Managing Real Estate
No longer does the life science industry often hold on to large tracts of land for future development, notes Richard McBlaine, international director, life sciences, Jones Lang LaSalle (JLL).
“Because of the economy as well as patent cliffs, most of the industry is no longer banking real estate. Now companies primarily are right-sizing and leasing or acquiring only the facilities they immediately need,” McBlaine says. “Some of the challenges faced in managing these facilities include hazardous waste management, roof maintenance, landscaping, snow removal, security, and even window washing, et cetera. Increasingly, companies are outsourcing these duties so they can focus on their core missions.”
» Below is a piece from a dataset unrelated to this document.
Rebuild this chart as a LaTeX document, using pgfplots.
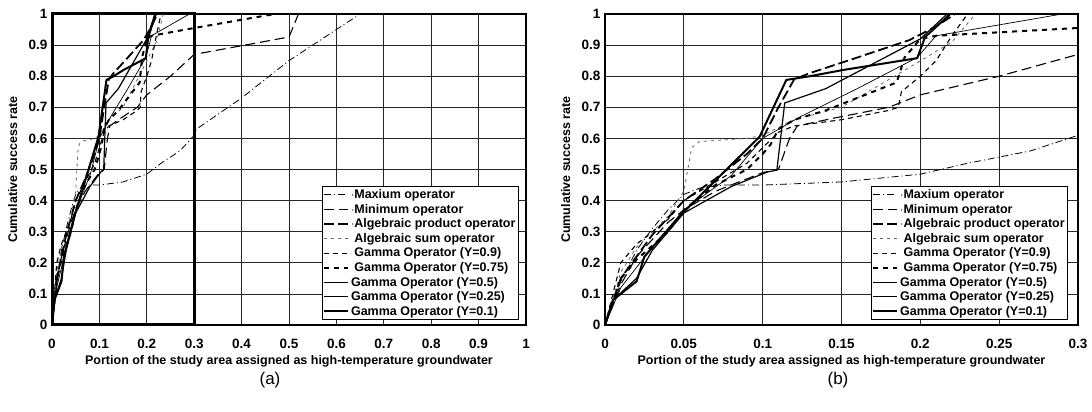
\documentclass[border=0pt]{standalone}
\usepackage{fontspec}
\setmainfont{Liberation Sans}
\usepackage{pgfplots}
\usepackage{pgfplotstable}
\pgfplotsset{compat=1.18}

% cumulative success rate vs. portion of area, one table per operator
\pgfplotstableread{
x y
0 0
0.005 0.07
0.01 0.14
0.02 0.24
0.03 0.31
0.04 0.37
0.05 0.42
0.06 0.44
0.075 0.45
0.1 0.45
0.15 0.46
0.2 0.485
0.23 0.52
0.27 0.56
0.3 0.61
0.305 0.63
0.4 0.73
0.5 0.85
0.6 0.95
0.65 1.0
}\maxop
\pgfplotstableread{
x y
0 0
0.01 0.13
0.02 0.22
0.04 0.33
0.05 0.37
0.07 0.43
0.09 0.47
0.1 0.49
0.11 0.5
0.117 0.6
0.122 0.64
0.145 0.665
0.18 0.70
0.2 0.74
0.25 0.80
0.3 0.87
0.5 0.926
0.52 1.0
}\minop
\pgfplotstableread{
x y
0 0
0.01 0.15
0.02 0.22
0.03 0.29
0.05 0.40
0.07 0.47
0.09 0.55
0.1 0.60
0.11 0.70
0.12 0.79
0.13 0.81
0.16 0.86
0.193 0.916
0.21 0.96
0.222 1.0
}\prodop
\pgfplotstableread{
x y
0 0
0.01 0.17
0.02 0.25
0.04 0.35
0.05 0.43
0.055 0.57
0.06 0.59
0.09 0.6
0.1 0.61
0.12 0.66
0.15 0.7
0.187 0.81
0.22 0.91
0.235 1.0
}\sumop
\pgfplotstableread{
x y
0 0
0.01 0.2
0.02 0.26
0.04 0.34
0.05 0.40
0.07 0.46
0.09 0.52
0.1 0.57
0.11 0.62
0.12 0.64
0.15 0.66
0.18 0.69
0.186 0.70
0.188 0.75
0.2 0.80
0.21 0.85
0.22 0.93
0.23 1.0
}\gnine
\pgfplotstableread{
x y
0 0
0.01 0.15
0.02 0.21
0.04 0.30
0.05 0.37
0.07 0.45
0.09 0.5
0.1 0.55
0.105 0.58
0.11 0.63
0.12 0.66
0.14 0.69
0.185 0.78
0.19 0.86
0.2 0.92
0.21 0.93
0.3 0.955
0.47 1.0
}\gsevenfive
\pgfplotstableread{
x y
0 0
0.01 0.12
0.03 0.25
0.05 0.37
0.08 0.48
0.1 0.6
0.124 0.67
0.16 0.76
0.198 0.86
0.21 0.93
0.29 1.0
}\gfive
\pgfplotstableread{
x y
0 0
0.005 0.08
0.02 0.15
0.03 0.24
0.05 0.36
0.08 0.445
0.103 0.492
0.109 0.498
0.114 0.714
0.14 0.76
0.2 0.92
0.217 1.0
}\gtwofive
\pgfplotstableread{
x y
0 0
0.005 0.08
0.02 0.14
0.025 0.22
0.048 0.354
0.098 0.605
0.115 0.788
0.13 0.80
0.151 0.82
0.198 0.858
0.203 0.926
0.219 1.0
}\gone

\pgfplotsset{
  panel/.style={
    scale only axis, height=311pt,
    ymin=0, ymax=1,
    ytick={0,0.1,0.2,0.3,0.4,0.5,0.6,0.7,0.8,0.9,1},
    yticklabels={0,0.1,0.2,0.3,0.4,0.5,0.6,0.7,0.8,0.9,1},
    grid=major, major grid style={black!85, line width=0.7pt},
    axis line style={line width=1.2pt},
    major tick length=0pt,
    tick label style={font=\bfseries\fontsize{13.5}{15}\selectfont},
    xticklabel shift=11pt,
    yticklabel shift=1pt,
    label style={font=\bfseries\fontsize{12.5}{14}\selectfont},
    xlabel={Portion of the study area assigned as high-temperature groundwater},
    ylabel={Cumulative success rate},
    xlabel style={at={(axis description cs:0.5,-0.118)}, anchor=center},
    ylabel style={at={(axis description cs:-0.083,0.5)}, anchor=center},
    legend cell align=left,
    legend image code/.code={\draw[#1] (0pt,0pt) -- (24pt,0pt);},
    legend style={draw=black, line width=0.8pt, fill=white,
      font=\bfseries\fontsize{12.5}{14}\selectfont, anchor=south east,
      inner sep=1pt, row sep=0pt},
  },
  maxs/.style={black, line width=0.8pt, dash pattern=on 7pt off 3pt on 1pt off 3pt},
  mins/.style={black, line width=1.1pt, dash pattern=on 10pt off 5pt},
  prods/.style={black, line width=1.8pt, dash pattern=on 10pt off 4pt},
  sums/.style={black!60, line width=0.8pt, dash pattern=on 3pt off 4pt},
  g9/.style={black, line width=1.1pt, dash pattern=on 5pt off 4pt},
  g75/.style={black, line width=2pt, dash pattern=on 5pt off 5pt},
  g5/.style={black, line width=0.7pt},
  g25/.style={black, line width=1.2pt},
  g1/.style={black, line width=2pt},
}

\begin{document}
\begin{tikzpicture}
\path (0,0) rectangle (1092pt,412pt);

\begin{axis}[panel, at={(52pt,87pt)}, anchor=south west, width=474pt,
  xmin=0, xmax=1,
  xtick={0,0.1,0.2,0.3,0.4,0.5,0.6,0.7,0.8,0.9,1},
  xticklabels={0,0.1,0.2,0.3,0.4,0.5,0.6,0.7,0.8,0.9,1},
  clip=false,
  legend style={at={(0.985,0.016)}},
]
\addplot[forget plot, line width=3pt, black] coordinates {(0,0) (0.3,0) (0.3,1) (0,1) (0,0)};
\addplot[maxs] table {\maxop};
\addlegendentry{$\cdot$Maxium operator}
\addplot[mins] table {\minop};
\addlegendentry{$\cdot$Minimum operator}
\addplot[prods] table {\prodop};
\addlegendentry{$\cdot$Algebraic product operator}
\addplot[sums] table {\sumop};
\addlegendentry{\phantom{$\cdot$}Algebraic sum operator}
\addplot[g9] table {\gnine};
\addlegendentry{\phantom{$\cdot$}Gamma Operator (Y=0.9)}
\addplot[g75] table {\gsevenfive};
\addlegendentry{\phantom{$\cdot$}Gamma Operator (Y=0.75)}
\addplot[g5] table {\gfive};
\addlegendentry{Gamma Operator (Y=0.5)}
\addplot[g25] table {\gtwofive};
\addlegendentry{Gamma Operator (Y=0.25)}
\addplot[g1] table {\gone};
\addlegendentry{Gamma Operator (Y=0.1)}
\end{axis}

\begin{axis}[panel, at={(605pt,87pt)}, anchor=south west, width=473pt,
  xmin=0, xmax=0.3,
  xtick={0,0.05,0.1,0.15,0.2,0.25,0.3},
  xticklabels={0,0.05,0.1,0.15,0.2,0.25,0.3},
  legend style={at={(0.979,0.016)}},
]
\addplot[maxs] table {\maxop};
\addlegendentry{$\cdot$Maxium operator}
\addplot[mins] table {\minop};
\addlegendentry{$\cdot$Minimum operator}
\addplot[prods] table {\prodop};
\addlegendentry{$\cdot$Algebraic product operator}
\addplot[sums] table {\sumop};
\addlegendentry{\phantom{$\cdot$}Algebraic sum operator}
\addplot[g9] table {\gnine};
\addlegendentry{\phantom{$\cdot$}Gamma Operator (Y=0.9)}
\addplot[g75] table {\gsevenfive};
\addlegendentry{\phantom{$\cdot$}Gamma Operator (Y=0.75)}
\addplot[g5] table {\gfive};
\addlegendentry{Gamma Operator (Y=0.5)}
\addplot[g25] table {\gtwofive};
\addlegendentry{Gamma Operator (Y=0.25)}
\addplot[g1] table {\gone};
\addlegendentry{Gamma Operator (Y=0.1)}
\end{axis}

\node[font=\fontsize{17}{19}\selectfont] at (270pt,32pt) {(a)};
\node[font=\fontsize{17}{19}\selectfont] at (838pt,32pt) {(b)};
\end{tikzpicture}
\end{document}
JLL’s life sciences business manages 70 million square feet of research, manufacturing, and commercial space for some of the largest life sciences companies in the world, providing integrated facilities management, engineering and operations, energy and sustainability, transaction advisory services, lease administration, project management, and laboratory management services.
According to McBlaine, outsourcing to an expert facilities team specializing in life sciences is important because “these facilities often have special needs, for example, hazmat or research materials and equipment that are very sensitive to vibrations, heat/cold, humidity, et cetera. Choosing an experienced partner to do this assures everything is done safely and efficiently.”
He adds that another advantage to outsourcing is the ability to save on energy costs through use reduction and price negotiation. “Utilizing best practices and centralized purchasing, both the cost of power and the amount of energy utilized can be significantly reduced,” McBlaine says. “Including the latest smart building technology and service platforms helps ensure that each building is operating at peak efficiency.”
When looking into acquiring or leasing facilities for R&D and other operations, a new trend among life sciences companies is to cluster where prospective employees live.
“Years ago, the norm was for workers to relocate to get a job. Now, younger workers place more of a priority on choosing where they want to live, according to the quality of life they want to have. Thus, companies are increasingly seeking locations with access to the best pools of expert workers,” McBlaine says. “Places such as San Diego, Greater Boston, Philadelphia, Raleigh-Durham, and San Francisco are among the locations that companies are now selecting. For life sciences companies, managing their corporate real estate portfolios now requires not only expertise in the unique aspects of their facilities, but also an understanding of site selection dynamics in light of these clusters—establishing locations where talent, funding, and facilities are available for life science needs.”